# What you will do
Your task is to print, exactly and only, the lines from the start of the entries below through the line with "0.998, 1.062, 1.145];". Include both ends, but skip the pictures.

# Task material

=-=-=-=-=

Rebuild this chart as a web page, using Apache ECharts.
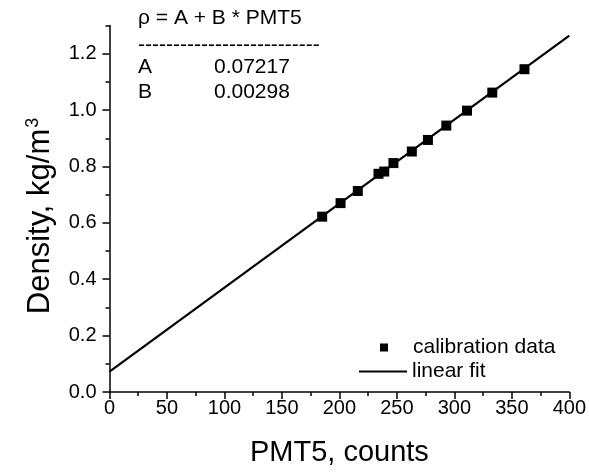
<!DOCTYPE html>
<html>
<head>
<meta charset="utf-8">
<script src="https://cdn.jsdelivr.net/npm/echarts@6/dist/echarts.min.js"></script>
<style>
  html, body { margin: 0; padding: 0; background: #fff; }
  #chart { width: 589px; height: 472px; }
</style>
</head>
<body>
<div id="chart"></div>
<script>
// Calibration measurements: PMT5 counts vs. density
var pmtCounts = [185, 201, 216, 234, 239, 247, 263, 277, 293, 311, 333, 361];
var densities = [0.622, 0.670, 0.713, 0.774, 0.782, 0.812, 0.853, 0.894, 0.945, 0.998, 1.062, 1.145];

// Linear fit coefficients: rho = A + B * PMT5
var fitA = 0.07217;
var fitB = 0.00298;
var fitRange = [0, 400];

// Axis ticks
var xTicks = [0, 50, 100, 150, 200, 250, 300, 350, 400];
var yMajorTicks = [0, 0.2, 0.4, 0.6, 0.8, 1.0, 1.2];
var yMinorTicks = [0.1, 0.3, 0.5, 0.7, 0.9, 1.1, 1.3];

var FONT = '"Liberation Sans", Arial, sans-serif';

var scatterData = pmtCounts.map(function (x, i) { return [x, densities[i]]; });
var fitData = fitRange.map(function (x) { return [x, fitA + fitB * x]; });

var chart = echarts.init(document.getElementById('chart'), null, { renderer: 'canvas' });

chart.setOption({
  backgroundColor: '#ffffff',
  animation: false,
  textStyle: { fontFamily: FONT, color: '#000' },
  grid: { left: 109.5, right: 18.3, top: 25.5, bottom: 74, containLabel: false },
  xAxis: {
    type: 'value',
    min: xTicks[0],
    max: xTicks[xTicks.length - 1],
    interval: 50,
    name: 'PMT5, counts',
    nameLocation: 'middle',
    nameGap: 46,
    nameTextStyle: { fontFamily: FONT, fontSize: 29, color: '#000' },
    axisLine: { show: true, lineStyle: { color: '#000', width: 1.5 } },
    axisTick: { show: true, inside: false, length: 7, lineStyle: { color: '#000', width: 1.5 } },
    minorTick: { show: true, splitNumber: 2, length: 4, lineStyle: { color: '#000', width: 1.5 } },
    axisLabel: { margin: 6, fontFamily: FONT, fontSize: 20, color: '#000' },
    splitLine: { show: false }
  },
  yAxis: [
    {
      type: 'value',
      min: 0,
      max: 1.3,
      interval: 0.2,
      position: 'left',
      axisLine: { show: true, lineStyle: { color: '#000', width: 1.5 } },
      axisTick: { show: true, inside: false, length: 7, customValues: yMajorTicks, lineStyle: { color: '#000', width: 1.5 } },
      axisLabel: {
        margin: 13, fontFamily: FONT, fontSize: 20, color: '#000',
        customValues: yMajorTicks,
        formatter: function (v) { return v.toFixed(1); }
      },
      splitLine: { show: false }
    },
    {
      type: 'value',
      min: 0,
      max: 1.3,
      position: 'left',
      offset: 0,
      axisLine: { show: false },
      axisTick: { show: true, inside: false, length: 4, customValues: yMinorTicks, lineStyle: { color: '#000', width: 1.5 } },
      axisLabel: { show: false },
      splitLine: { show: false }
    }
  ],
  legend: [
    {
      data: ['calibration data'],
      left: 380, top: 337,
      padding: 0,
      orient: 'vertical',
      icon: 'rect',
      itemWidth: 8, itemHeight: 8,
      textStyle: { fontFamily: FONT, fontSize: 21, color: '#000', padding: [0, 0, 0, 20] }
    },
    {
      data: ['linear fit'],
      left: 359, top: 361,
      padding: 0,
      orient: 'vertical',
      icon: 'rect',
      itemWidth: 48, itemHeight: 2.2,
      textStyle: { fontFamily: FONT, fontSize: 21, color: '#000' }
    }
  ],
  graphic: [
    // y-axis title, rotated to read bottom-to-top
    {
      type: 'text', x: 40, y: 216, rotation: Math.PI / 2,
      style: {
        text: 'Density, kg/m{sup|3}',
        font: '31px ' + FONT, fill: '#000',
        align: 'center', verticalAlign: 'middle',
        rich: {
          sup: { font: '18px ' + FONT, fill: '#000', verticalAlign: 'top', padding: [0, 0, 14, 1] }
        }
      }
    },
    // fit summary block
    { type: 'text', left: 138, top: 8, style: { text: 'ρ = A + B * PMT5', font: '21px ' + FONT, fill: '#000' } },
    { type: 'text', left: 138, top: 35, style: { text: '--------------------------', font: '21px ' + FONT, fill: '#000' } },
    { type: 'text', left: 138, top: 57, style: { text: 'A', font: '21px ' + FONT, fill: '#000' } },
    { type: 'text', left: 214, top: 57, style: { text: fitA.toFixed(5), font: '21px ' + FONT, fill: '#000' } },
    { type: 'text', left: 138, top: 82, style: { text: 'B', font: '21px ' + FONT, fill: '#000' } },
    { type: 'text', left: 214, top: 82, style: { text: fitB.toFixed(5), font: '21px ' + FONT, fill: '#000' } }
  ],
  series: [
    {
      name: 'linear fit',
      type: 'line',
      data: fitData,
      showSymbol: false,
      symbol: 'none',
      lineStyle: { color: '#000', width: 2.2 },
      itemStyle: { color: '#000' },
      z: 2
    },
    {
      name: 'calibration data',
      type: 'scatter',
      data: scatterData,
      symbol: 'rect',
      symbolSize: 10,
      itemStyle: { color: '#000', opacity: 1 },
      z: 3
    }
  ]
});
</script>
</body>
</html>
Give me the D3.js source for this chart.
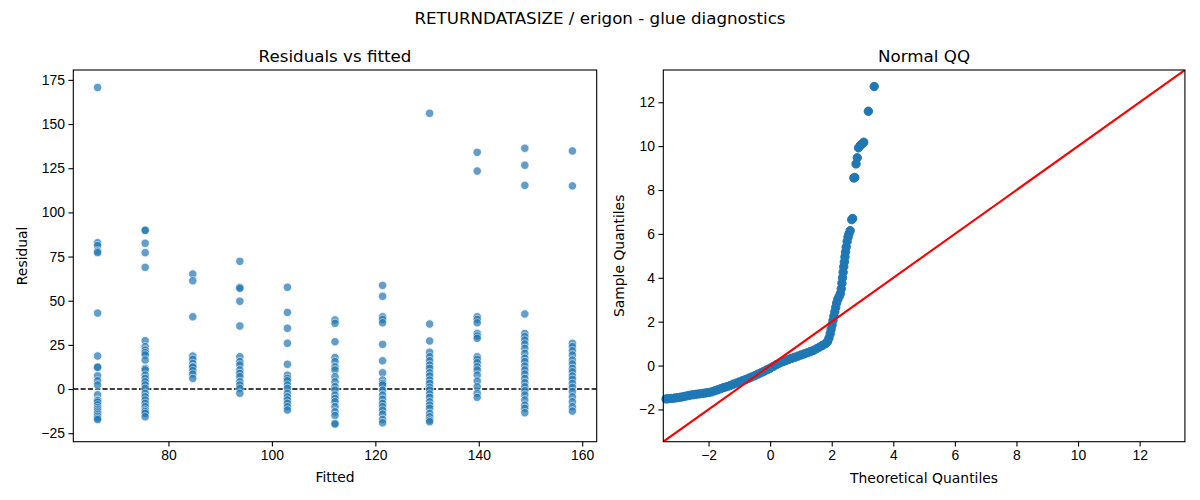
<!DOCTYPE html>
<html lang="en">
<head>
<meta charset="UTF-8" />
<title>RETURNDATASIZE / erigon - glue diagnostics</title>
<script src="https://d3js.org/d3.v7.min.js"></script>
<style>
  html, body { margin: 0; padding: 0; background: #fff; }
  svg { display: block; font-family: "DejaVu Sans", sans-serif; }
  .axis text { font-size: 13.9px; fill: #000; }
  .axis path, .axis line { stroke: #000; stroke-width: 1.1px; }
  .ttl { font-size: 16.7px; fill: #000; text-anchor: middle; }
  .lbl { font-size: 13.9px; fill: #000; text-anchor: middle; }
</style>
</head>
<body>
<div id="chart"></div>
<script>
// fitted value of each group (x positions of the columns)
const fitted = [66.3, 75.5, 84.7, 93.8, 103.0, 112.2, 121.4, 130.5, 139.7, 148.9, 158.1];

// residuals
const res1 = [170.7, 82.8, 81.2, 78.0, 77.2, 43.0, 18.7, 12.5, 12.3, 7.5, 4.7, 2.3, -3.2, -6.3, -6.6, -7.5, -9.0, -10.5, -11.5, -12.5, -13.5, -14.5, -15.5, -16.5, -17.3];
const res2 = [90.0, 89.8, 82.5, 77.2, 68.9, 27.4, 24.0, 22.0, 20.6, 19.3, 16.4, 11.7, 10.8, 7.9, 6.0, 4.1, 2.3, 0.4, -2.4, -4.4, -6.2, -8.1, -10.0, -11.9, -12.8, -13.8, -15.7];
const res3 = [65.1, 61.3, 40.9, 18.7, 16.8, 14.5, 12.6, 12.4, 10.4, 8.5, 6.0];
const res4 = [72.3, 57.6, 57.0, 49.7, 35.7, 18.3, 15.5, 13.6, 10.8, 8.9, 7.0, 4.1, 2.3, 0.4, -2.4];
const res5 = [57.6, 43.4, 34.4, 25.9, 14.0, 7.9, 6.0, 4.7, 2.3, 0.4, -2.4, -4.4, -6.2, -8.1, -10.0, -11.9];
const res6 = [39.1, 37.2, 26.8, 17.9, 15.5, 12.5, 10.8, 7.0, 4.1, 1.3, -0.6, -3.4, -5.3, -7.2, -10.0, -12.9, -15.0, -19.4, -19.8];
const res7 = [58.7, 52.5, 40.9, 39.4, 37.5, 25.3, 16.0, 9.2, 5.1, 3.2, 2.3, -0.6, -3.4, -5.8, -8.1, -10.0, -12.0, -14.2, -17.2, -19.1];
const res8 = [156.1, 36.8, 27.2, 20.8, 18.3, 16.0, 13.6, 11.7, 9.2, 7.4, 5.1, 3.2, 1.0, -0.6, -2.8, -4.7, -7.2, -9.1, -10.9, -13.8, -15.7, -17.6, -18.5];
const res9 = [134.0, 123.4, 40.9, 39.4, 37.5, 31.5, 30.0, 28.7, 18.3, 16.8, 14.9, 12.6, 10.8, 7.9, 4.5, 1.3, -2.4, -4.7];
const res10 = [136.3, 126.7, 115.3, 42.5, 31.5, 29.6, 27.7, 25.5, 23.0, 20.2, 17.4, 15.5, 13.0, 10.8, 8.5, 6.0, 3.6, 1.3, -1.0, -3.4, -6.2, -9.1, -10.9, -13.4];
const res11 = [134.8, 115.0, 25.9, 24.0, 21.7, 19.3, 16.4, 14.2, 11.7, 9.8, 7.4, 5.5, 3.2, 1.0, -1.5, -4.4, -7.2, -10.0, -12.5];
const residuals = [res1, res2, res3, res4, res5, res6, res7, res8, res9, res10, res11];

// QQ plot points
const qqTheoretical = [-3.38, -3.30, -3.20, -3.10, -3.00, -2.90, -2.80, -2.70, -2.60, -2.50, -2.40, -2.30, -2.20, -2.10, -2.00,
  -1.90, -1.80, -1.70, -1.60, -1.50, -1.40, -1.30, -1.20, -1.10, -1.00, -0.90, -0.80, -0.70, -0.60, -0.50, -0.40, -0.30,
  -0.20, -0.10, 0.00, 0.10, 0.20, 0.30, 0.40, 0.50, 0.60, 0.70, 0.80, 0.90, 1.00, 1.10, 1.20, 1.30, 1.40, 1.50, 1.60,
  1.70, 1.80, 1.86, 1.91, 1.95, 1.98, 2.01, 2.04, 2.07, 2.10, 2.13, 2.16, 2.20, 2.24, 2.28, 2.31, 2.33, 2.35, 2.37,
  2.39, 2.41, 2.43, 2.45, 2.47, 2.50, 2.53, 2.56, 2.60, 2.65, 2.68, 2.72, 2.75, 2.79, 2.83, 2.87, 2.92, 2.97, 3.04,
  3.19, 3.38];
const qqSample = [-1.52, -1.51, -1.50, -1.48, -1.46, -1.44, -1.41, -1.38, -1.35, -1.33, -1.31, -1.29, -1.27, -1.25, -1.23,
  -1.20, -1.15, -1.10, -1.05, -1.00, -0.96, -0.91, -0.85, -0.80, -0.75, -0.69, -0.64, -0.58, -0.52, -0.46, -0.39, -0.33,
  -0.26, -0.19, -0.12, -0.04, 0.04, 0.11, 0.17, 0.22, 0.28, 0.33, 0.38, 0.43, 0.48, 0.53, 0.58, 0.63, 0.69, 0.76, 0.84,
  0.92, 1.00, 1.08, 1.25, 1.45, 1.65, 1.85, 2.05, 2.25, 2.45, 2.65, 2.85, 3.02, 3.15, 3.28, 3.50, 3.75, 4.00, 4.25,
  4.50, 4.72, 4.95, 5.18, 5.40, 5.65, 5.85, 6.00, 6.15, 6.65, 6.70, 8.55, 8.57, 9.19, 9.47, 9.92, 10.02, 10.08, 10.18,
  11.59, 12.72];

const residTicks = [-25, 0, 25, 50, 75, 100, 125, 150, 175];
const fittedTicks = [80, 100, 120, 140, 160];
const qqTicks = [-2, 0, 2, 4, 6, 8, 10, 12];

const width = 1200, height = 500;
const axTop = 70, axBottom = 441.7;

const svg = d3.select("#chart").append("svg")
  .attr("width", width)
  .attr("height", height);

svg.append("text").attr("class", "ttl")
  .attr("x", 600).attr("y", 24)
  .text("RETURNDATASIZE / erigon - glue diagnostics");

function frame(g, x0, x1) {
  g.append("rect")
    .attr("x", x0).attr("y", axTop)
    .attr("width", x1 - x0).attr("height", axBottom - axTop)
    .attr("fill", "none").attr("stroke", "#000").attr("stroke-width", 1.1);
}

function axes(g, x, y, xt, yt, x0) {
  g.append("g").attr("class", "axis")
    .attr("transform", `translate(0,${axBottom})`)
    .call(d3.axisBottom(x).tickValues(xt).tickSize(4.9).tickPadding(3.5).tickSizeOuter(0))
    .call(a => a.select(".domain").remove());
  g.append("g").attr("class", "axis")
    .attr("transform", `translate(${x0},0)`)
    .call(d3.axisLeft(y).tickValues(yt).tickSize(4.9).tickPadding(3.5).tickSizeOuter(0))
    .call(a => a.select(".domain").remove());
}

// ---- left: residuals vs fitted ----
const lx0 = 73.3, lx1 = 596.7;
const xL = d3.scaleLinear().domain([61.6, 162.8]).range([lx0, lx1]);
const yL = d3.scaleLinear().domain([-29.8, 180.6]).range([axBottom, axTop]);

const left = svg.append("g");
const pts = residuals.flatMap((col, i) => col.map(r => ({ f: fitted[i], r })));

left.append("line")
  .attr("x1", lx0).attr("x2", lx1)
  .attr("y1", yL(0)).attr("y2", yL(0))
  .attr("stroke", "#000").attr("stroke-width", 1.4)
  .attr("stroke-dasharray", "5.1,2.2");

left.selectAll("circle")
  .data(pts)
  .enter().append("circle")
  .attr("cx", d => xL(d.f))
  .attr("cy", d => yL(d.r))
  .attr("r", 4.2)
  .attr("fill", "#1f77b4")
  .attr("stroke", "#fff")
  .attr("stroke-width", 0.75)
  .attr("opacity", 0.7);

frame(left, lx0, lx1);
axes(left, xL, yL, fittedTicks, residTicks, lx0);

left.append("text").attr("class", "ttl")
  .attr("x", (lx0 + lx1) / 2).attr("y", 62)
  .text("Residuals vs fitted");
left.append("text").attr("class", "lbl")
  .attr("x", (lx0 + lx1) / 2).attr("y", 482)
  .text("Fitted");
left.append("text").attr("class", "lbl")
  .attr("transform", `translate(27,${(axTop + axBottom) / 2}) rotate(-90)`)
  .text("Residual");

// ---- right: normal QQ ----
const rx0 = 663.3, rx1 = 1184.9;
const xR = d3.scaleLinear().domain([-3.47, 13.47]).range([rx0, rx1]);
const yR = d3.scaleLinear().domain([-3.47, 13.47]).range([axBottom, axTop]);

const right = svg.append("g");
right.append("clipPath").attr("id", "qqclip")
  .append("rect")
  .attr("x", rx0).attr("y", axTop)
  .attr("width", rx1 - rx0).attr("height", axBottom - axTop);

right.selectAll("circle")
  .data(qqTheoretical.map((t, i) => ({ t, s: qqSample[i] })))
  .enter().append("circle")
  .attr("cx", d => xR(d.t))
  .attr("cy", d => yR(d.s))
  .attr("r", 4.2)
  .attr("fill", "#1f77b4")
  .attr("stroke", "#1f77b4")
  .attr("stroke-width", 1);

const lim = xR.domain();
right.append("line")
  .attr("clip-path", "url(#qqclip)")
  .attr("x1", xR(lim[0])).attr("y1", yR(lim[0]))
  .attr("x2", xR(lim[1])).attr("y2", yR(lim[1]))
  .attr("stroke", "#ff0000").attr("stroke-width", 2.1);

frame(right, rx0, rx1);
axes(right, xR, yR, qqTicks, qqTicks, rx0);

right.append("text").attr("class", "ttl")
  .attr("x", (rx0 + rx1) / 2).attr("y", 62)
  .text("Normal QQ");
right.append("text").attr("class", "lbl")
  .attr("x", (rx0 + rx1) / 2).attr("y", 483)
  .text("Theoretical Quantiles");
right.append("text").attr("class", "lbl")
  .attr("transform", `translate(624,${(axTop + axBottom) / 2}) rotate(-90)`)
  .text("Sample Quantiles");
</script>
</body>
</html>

=-=-=-=-=

# Complete response
Rebuild this chart as a web page, using Apache ECharts.
<!DOCTYPE html>
<html>
<head>
<meta charset="utf-8">
<script src="https://cdn.jsdelivr.net/npm/echarts@6/dist/echarts.min.js"></script>
<style>
  html, body { margin: 0; padding: 0; background: #fff; }
  #chart { width: 589px; height: 472px; }
</style>
</head>
<body>
<div id="chart"></div>
<script>
// Calibration measurements: PMT5 counts vs. density
var pmtCounts = [185, 201, 216, 234, 239, 247, 263, 277, 293, 311, 333, 361];
var densities = [0.622, 0.670, 0.713, 0.774, 0.782, 0.812, 0.853, 0.894, 0.945, 0.998, 1.062, 1.145];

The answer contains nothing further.